April 3, 20233 yr 1 hour ago, iiznh said: Some BMS use a estimate rather than a shunt with a coulomb counter. Some BMSs are simply poorly calibrated and there is no way to fix it under-reading current. Having an accurate coulomb counter in the BMS makes a world of difference since a LiFePO4 battery can not be measured with voltage without having a 40-50% error as the direction of the current makes a huge difference to the voltage. (Unless you do not place any loads on the battery while charging) My Daly actually works pretty well (200A Smart BMS). I also use home assistant to step down the charge current as the cells approach 100%. The balance function is a bit of a joke, I probably need to invest in a balancer at some point.
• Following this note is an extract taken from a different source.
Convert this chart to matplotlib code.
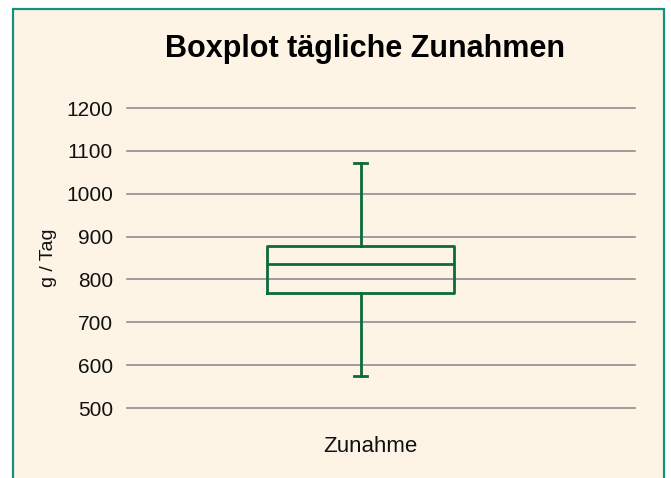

In the past I was annoyed with the daly as it seems to reset itself to 100% but that turned out to be a poor contact on one of the busbars, once torqued properly the problem went away (discovered when I started logging cell voltages on a graph) I also discovered that the SOC was out by roughly 20% after 2 weeks where the weather did not permit a full charge, which means that shunt software samples too slow and drifts over time. Getting a good ROI out of the cells require a good bms, otherwise you will be guessing and using too little or too much of the battery yea the shunt is super accurate but the one thing they can't count is losses so the visit to top or bottom is what it is needed for it to find its bearings from time to time as long as the balance isn't out of whack not a big deal i am thinking of buying an active balancer and have leads on both so i can just plug it in from time to time to just do a top balance again thus only one device is needed
April 4, 20233 yr On 2022/07/15 at 8:56 PM, jumper said: Sure, I have it from the older version of the manual attached here, on page 16. The 15S and 16S have different over-voltage values, but they have the same low-voltage values. The strange thing is, in the charging table above that they give charging voltages where the typical value (57.6V) will already set off the bms over-voltage alarm (57V). I've also attached a second document which seems to be the latest battery spec sheet with bulk and float values for the new model with vertical battery connections and CAN port (no RS232). It gives a bulk charge of 57.6V, but I reduced mine as I don't want overshoots to set of any bms alarms until I get comms working and can see what the real settings are. shoto_sda10_48100_manual.pdf 904.6 kB · 3 downloads SHO-SDA10-48100-CAN.pdf 1.5 MB · 3 downloads if the alarm warning goes off on higher voltages , then you have an imbalance problem, ie as the alarm will flash with individual cell low voltage can't recall i think it is on 2.8v per cell , will try and check next time i cycle that deep
April 5, 20233 yr 20 hours ago, Leondavibe said: if the alarm warning goes off on higher voltages , then you have an imbalance problem, ie as the alarm will flash with individual cell low voltage can't recall i think it is on 2.8v per cell , will try and check next time i cycle that deep We actually discovered, thanks to @jgdt, that the bulk charge voltage broadcast by the BMS is the actual pack overvoltage value which causes the battery to go into protection at the top of charge before it gets a chance to balance. This obviously only happens with comms working and changing that parameter changes the charge voltage broadcast. I reckon this could cause cell imbalances over time as the balancing will never activate and the battery never reaches 100%.